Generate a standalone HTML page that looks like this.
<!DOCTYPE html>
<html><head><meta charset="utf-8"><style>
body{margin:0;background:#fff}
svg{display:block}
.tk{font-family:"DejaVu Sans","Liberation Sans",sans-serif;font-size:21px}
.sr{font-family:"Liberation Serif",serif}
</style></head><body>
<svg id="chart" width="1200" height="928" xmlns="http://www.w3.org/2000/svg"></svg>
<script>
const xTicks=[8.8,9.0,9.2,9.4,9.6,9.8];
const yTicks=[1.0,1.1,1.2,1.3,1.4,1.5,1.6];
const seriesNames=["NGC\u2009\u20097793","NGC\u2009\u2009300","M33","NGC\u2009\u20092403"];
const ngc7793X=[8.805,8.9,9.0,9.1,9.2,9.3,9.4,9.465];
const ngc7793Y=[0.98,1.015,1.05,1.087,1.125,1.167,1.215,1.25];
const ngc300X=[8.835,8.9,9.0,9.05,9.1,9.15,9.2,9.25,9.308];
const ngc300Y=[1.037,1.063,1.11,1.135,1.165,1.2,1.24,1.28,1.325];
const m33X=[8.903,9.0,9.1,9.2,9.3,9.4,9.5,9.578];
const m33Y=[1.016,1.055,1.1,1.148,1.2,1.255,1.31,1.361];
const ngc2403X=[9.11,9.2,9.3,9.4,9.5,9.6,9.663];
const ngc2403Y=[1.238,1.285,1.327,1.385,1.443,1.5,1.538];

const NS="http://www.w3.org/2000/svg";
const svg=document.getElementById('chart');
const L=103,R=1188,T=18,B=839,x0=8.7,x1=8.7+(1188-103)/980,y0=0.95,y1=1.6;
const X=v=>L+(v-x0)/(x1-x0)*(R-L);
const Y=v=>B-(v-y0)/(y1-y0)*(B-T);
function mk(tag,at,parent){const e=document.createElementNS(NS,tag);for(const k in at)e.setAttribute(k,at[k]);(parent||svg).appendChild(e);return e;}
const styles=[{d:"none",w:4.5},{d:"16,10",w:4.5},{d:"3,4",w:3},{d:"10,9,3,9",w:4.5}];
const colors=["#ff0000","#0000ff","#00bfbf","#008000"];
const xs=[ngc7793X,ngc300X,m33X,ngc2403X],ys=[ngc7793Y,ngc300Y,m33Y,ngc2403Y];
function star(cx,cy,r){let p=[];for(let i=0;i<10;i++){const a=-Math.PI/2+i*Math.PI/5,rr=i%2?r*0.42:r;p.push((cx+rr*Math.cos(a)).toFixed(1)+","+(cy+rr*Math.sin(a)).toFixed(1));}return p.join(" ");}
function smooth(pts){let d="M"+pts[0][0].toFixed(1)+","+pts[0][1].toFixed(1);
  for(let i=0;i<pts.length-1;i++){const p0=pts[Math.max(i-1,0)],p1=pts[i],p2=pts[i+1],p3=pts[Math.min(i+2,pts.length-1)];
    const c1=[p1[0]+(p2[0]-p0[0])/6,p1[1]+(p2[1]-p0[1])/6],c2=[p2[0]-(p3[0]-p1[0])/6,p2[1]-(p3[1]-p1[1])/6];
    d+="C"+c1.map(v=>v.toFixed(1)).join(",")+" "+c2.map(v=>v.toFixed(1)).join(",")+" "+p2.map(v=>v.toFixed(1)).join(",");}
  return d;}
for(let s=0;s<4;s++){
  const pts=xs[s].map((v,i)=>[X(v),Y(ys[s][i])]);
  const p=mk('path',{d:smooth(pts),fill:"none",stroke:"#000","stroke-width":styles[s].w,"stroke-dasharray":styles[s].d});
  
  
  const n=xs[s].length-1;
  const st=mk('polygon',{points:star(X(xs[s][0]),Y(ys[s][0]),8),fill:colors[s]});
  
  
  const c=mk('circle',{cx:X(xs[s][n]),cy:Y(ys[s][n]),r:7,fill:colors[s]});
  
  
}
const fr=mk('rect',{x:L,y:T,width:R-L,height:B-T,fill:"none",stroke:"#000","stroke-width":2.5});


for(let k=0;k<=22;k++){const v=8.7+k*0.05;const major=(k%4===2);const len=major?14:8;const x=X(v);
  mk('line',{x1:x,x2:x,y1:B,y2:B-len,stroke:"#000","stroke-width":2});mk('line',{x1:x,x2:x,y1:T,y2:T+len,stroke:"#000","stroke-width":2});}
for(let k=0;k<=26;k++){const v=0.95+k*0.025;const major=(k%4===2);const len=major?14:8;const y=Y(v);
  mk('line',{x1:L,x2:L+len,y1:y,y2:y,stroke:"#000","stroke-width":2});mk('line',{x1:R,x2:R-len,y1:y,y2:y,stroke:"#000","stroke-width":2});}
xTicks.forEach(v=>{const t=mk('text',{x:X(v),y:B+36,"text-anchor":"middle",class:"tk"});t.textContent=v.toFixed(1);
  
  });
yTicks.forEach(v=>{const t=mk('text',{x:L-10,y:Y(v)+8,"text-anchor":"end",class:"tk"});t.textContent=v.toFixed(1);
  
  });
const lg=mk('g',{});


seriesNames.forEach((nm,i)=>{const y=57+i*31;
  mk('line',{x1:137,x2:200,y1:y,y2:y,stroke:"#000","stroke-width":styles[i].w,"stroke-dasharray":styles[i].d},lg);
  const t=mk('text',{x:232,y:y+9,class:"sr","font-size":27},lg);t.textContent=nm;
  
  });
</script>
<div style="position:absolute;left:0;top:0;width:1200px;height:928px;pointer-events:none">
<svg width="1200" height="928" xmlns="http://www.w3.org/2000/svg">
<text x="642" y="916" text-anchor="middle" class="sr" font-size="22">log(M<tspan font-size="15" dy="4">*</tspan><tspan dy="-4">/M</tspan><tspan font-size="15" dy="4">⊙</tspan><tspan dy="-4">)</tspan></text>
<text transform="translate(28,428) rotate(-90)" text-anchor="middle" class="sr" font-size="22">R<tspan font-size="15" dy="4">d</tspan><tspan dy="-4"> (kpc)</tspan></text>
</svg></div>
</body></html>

* GOAL: Reproduce every line of the material above exactly.

* OUTPUT BELOW:
Generate a standalone HTML page that looks like this.
<!DOCTYPE html>
<html><head><meta charset="utf-8"><style>
body{margin:0;background:#fff}
svg{display:block}
.tk{font-family:"DejaVu Sans","Liberation Sans",sans-serif;font-size:21px}
.sr{font-family:"Liberation Serif",serif}
</style></head><body>
<svg id="chart" width="1200" height="928" xmlns="http://www.w3.org/2000/svg"></svg>
<script>
const xTicks=[8.8,9.0,9.2,9.4,9.6,9.8];
const yTicks=[1.0,1.1,1.2,1.3,1.4,1.5,1.6];
const seriesNames=["NGC\u2009\u20097793","NGC\u2009\u2009300","M33","NGC\u2009\u20092403"];
const ngc7793X=[8.805,8.9,9.0,9.1,9.2,9.3,9.4,9.465];
const ngc7793Y=[0.98,1.015,1.05,1.087,1.125,1.167,1.215,1.25];
const ngc300X=[8.835,8.9,9.0,9.05,9.1,9.15,9.2,9.25,9.308];
const ngc300Y=[1.037,1.063,1.11,1.135,1.165,1.2,1.24,1.28,1.325];
const m33X=[8.903,9.0,9.1,9.2,9.3,9.4,9.5,9.578];
const m33Y=[1.016,1.055,1.1,1.148,1.2,1.255,1.31,1.361];
const ngc2403X=[9.11,9.2,9.3,9.4,9.5,9.6,9.663];
const ngc2403Y=[1.238,1.285,1.327,1.385,1.443,1.5,1.538];

const NS="http://www.w3.org/2000/svg";
const svg=document.getElementById('chart');
const L=103,R=1188,T=18,B=839,x0=8.7,x1=8.7+(1188-103)/980,y0=0.95,y1=1.6;
const X=v=>L+(v-x0)/(x1-x0)*(R-L);
const Y=v=>B-(v-y0)/(y1-y0)*(B-T);
function mk(tag,at,parent){const e=document.createElementNS(NS,tag);for(const k in at)e.setAttribute(k,at[k]);(parent||svg).appendChild(e);return e;}
const styles=[{d:"none",w:4.5},{d:"16,10",w:4.5},{d:"3,4",w:3},{d:"10,9,3,9",w:4.5}];
const colors=["#ff0000","#0000ff","#00bfbf","#008000"];
const xs=[ngc7793X,ngc300X,m33X,ngc2403X],ys=[ngc7793Y,ngc300Y,m33Y,ngc2403Y];
function star(cx,cy,r){let p=[];for(let i=0;i<10;i++){const a=-Math.PI/2+i*Math.PI/5,rr=i%2?r*0.42:r;p.push((cx+rr*Math.cos(a)).toFixed(1)+","+(cy+rr*Math.sin(a)).toFixed(1));}return p.join(" ");}
function smooth(pts){let d="M"+pts[0][0].toFixed(1)+","+pts[0][1].toFixed(1);
  for(let i=0;i<pts.length-1;i++){const p0=pts[Math.max(i-1,0)],p1=pts[i],p2=pts[i+1],p3=pts[Math.min(i+2,pts.length-1)];
    const c1=[p1[0]+(p2[0]-p0[0])/6,p1[1]+(p2[1]-p0[1])/6],c2=[p2[0]-(p3[0]-p1[0])/6,p2[1]-(p3[1]-p1[1])/6];
    d+="C"+c1.map(v=>v.toFixed(1)).join(",")+" "+c2.map(v=>v.toFixed(1)).join(",")+" "+p2.map(v=>v.toFixed(1)).join(",");}
  return d;}
for(let s=0;s<4;s++){
  const pts=xs[s].map((v,i)=>[X(v),Y(ys[s][i])]);
  const p=mk('path',{d:smooth(pts),fill:"none",stroke:"#000","stroke-width":styles[s].w,"stroke-dasharray":styles[s].d});
  
  
  const n=xs[s].length-1;
  const st=mk('polygon',{points:star(X(xs[s][0]),Y(ys[s][0]),8),fill:colors[s]});
  
  
  const c=mk('circle',{cx:X(xs[s][n]),cy:Y(ys[s][n]),r:7,fill:colors[s]});
  
  
}
const fr=mk('rect',{x:L,y:T,width:R-L,height:B-T,fill:"none",stroke:"#000","stroke-width":2.5});


for(let k=0;k<=22;k++){const v=8.7+k*0.05;const major=(k%4===2);const len=major?14:8;const x=X(v);
  mk('line',{x1:x,x2:x,y1:B,y2:B-len,stroke:"#000","stroke-width":2});mk('line',{x1:x,x2:x,y1:T,y2:T+len,stroke:"#000","stroke-width":2});}
for(let k=0;k<=26;k++){const v=0.95+k*0.025;const major=(k%4===2);const len=major?14:8;const y=Y(v);
  mk('line',{x1:L,x2:L+len,y1:y,y2:y,stroke:"#000","stroke-width":2});mk('line',{x1:R,x2:R-len,y1:y,y2:y,stroke:"#000","stroke-width":2});}
xTicks.forEach(v=>{const t=mk('text',{x:X(v),y:B+36,"text-anchor":"middle",class:"tk"});t.textContent=v.toFixed(1);
  
  });
yTicks.forEach(v=>{const t=mk('text',{x:L-10,y:Y(v)+8,"text-anchor":"end",class:"tk"});t.textContent=v.toFixed(1);
  
  });
const lg=mk('g',{});


seriesNames.forEach((nm,i)=>{const y=57+i*31;
  mk('line',{x1:137,x2:200,y1:y,y2:y,stroke:"#000","stroke-width":styles[i].w,"stroke-dasharray":styles[i].d},lg);
  const t=mk('text',{x:232,y:y+9,class:"sr","font-size":27},lg);t.textContent=nm;
  
  });
</script>
<div style="position:absolute;left:0;top:0;width:1200px;height:928px;pointer-events:none">
<svg width="1200" height="928" xmlns="http://www.w3.org/2000/svg">
<text x="642" y="916" text-anchor="middle" class="sr" font-size="22">log(M<tspan font-size="15" dy="4">*</tspan><tspan dy="-4">/M</tspan><tspan font-size="15" dy="4">⊙</tspan><tspan dy="-4">)</tspan></text>
<text transform="translate(28,428) rotate(-90)" text-anchor="middle" class="sr" font-size="22">R<tspan font-size="15" dy="4">d</tspan><tspan dy="-4"> (kpc)</tspan></text>
</svg></div>
</body></html>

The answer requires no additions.